In the 1950s, it was a thoroughfare for schoolchildren of the local grammar school on cross-country running excursions. Today, it continues to be maintained in a basic way, in that the grass is mown and dog walkers occasionally clean up after their furry friends. However, for the most part, it has little use and little importance or appreciation in modern Louth town life.
While the detailed history and records of St Mary’s are long lost, there is still appreciation to be found in its bizarre setup. In similar small, unused cemeteries, headstones were removed and often broken up for use as rubble or even as driveway gravel. While I can’t say I support the clearing and stacking of St Mary’s headstones, I am, at the very least, grateful for their presence.
[Book] A History of Louth – Dr Richard Gurnham. Phillimore. 2007.
23 Feb 2020 Hello Kate, Just googling for St Mary’s Louth burial ground and came across your timely blog with the photographs and comments. I visited there in 2010 hoping to view the headstone of my ancestor John Spink (of Hull) who collapsed and died in Louth in 1839 whilst visiting his daughter and family.
John was buried in St Mary’s burial ground because Louth St James small burial yard was full.
In 2010 the headstones were stacked 4 to 5 deep leaning against the outer walls, with only the front stones visible. Not only that, but they were overgrown with tall weeds.
I did offer to part pay Lindsey DC to have them lifted and recorded by the local history group, but they did not respond. Your photographs show the headstones at least clear of weeds in late 2019 and so I am minded to take a trip up to Louth (I live in Buckingham now) before too long whilst they are part visible.

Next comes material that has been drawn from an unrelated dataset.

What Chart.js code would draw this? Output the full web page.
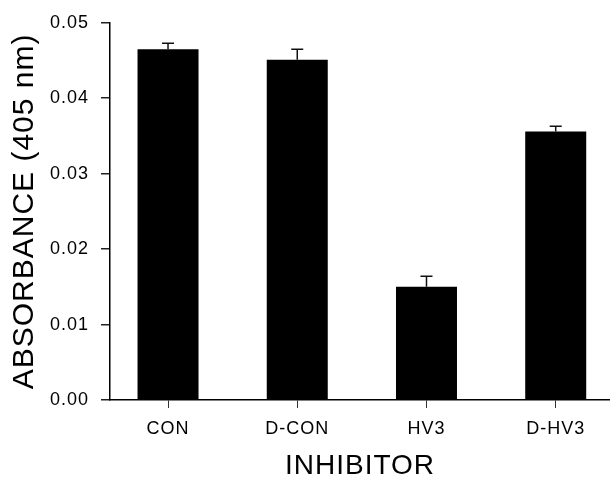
<!DOCTYPE html>
<html lang="en">
<head>
    <meta charset="UTF-8">
    <title>Absorbance by inhibitor</title>
    <script src="https://cdn.jsdelivr.net/npm/chart.js"></script>
    <style>
        body { margin: 0; background: #fff; }
        .chart-container {
            width: 610px;
            height: 480px;
            position: relative;
        }
    </style>
</head>
<body>
    <div class="chart-container">
        <canvas id="absChart"></canvas>
    </div>

    <script>
        // values
        const categories = ['CON', 'D-CON', 'HV3', 'D-HV3'];
        const absorbance = [0.0465, 0.0451, 0.0150, 0.0356];
        const errors = [0.0008, 0.0014, 0.0014, 0.0007];
        const yTicks = [0, 0.01, 0.02, 0.03, 0.04, 0.05];

        const fontFamily = '"Liberation Sans", Arial, Helvetica, sans-serif';

        // the original lettering is spaced out a little
        const letterSpacing = {
            id: 'letterSpacing',
            beforeUpdate(chart) { chart.ctx.letterSpacing = '1px'; },
            beforeDraw(chart) { chart.ctx.letterSpacing = '1px'; }
        };

        // upper error bars with caps
        const errorBars = {
            id: 'errorBars',
            afterDatasetsDraw(chart) {
                const { ctx, scales: { x, y } } = chart;
                ctx.save();
                ctx.strokeStyle = '#111';
                ctx.lineWidth = 1.5;
                absorbance.forEach((v, i) => {
                    const px = x.getPixelForValue(i + 1);
                    const yv = y.getPixelForValue(v);
                    const yt = y.getPixelForValue(v + errors[i]);
                    ctx.beginPath();
                    ctx.moveTo(px, yv);
                    ctx.lineTo(px, yt);
                    ctx.moveTo(px - 6, yt);
                    ctx.lineTo(px + 6, yt);
                    ctx.stroke();
                });
                ctx.restore();
            }
        };

        const ctx = document.getElementById('absChart').getContext('2d');
        new Chart(ctx, {
            type: 'bar',
            data: {
                datasets: [{
                    data: absorbance.map((v, i) => ({ x: i + 1, y: v })),
                    backgroundColor: '#000',
                    borderWidth: 0,
                    barPercentage: 0.472,
                    categoryPercentage: 1
                }]
            },
            options: {
                responsive: true,
                maintainAspectRatio: false,
                animation: false,
                layout: { padding: { top: 15, right: 0, bottom: 0, left: 0 } },
                plugins: {
                    legend: { display: false },
                    tooltip: { enabled: false }
                },
                scales: {
                    x: {
                        type: 'linear',
                        min: 0.551,
                        max: 4.42,
                        offset: false,
                        afterBuildTicks: (s) => {
                            s.ticks = categories.map((c, i) => ({ value: i + 1 }));
                        },
                        afterFit: (s) => { s.height = 80; },
                        ticks: {
                            color: '#000',
                            padding: 10,
                            font: { family: fontFamily, size: 18 },
                            callback: (v) => categories[v - 1]
                        },
                        grid: {
                            offset: false,
                            drawOnChartArea: false,
                            drawTicks: true,
                            tickLength: 8,
                            color: '#333',
                            lineWidth: 1
                        },
                        border: { display: true, color: '#000', width: 1.5 },
                        title: {
                            display: true,
                            text: 'INHIBITOR',
                            color: '#000',
                            padding: { top: 0, bottom: 0 },
                            font: { family: fontFamily, size: 28, lineHeight: 1 }
                        }
                    },
                    y: {
                        min: 0,
                        max: 0.05,
                        afterBuildTicks: (s) => {
                            s.ticks = yTicks.map(v => ({ value: v }));
                        },
                        afterFit: (s) => { s.width = 110; },
                        ticks: {
                            color: '#000',
                            padding: 12,
                            font: { family: fontFamily, size: 18 },
                            callback: (v) => v.toFixed(2)
                        },
                        grid: {
                            drawOnChartArea: false,
                            drawTicks: true,
                            tickLength: 9,
                            color: '#222',
                            lineWidth: 1.5
                        },
                        border: { display: true, color: '#000', width: 1.5 },
                        title: {
                            display: true,
                            text: 'ABSORBANCE (405 nm)',
                            color: '#000',
                            padding: { top: 10, bottom: 0 },
                            font: { family: fontFamily, size: 30, lineHeight: 1 }
                        }
                    }
                }
            },
            plugins: [letterSpacing, errorBars]
        });
    </script>
</body>
</html>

Any comment on their visibility would be appreciated. Kind Regards, Geoff Spink firstname.lastname@example.org
Sorry to hear the council haven’t been terribly helpful. However, the idea of recording the stones is one that’s piqued my interest somewhat. I may see what I can achieve when the weather clears up a bit, even if its just a matter of scribbling down what I can see
I live locally, so can check on the weed situation very regularly. Last month, things were still rather manageable, but I’ll have to check again after these storms pass.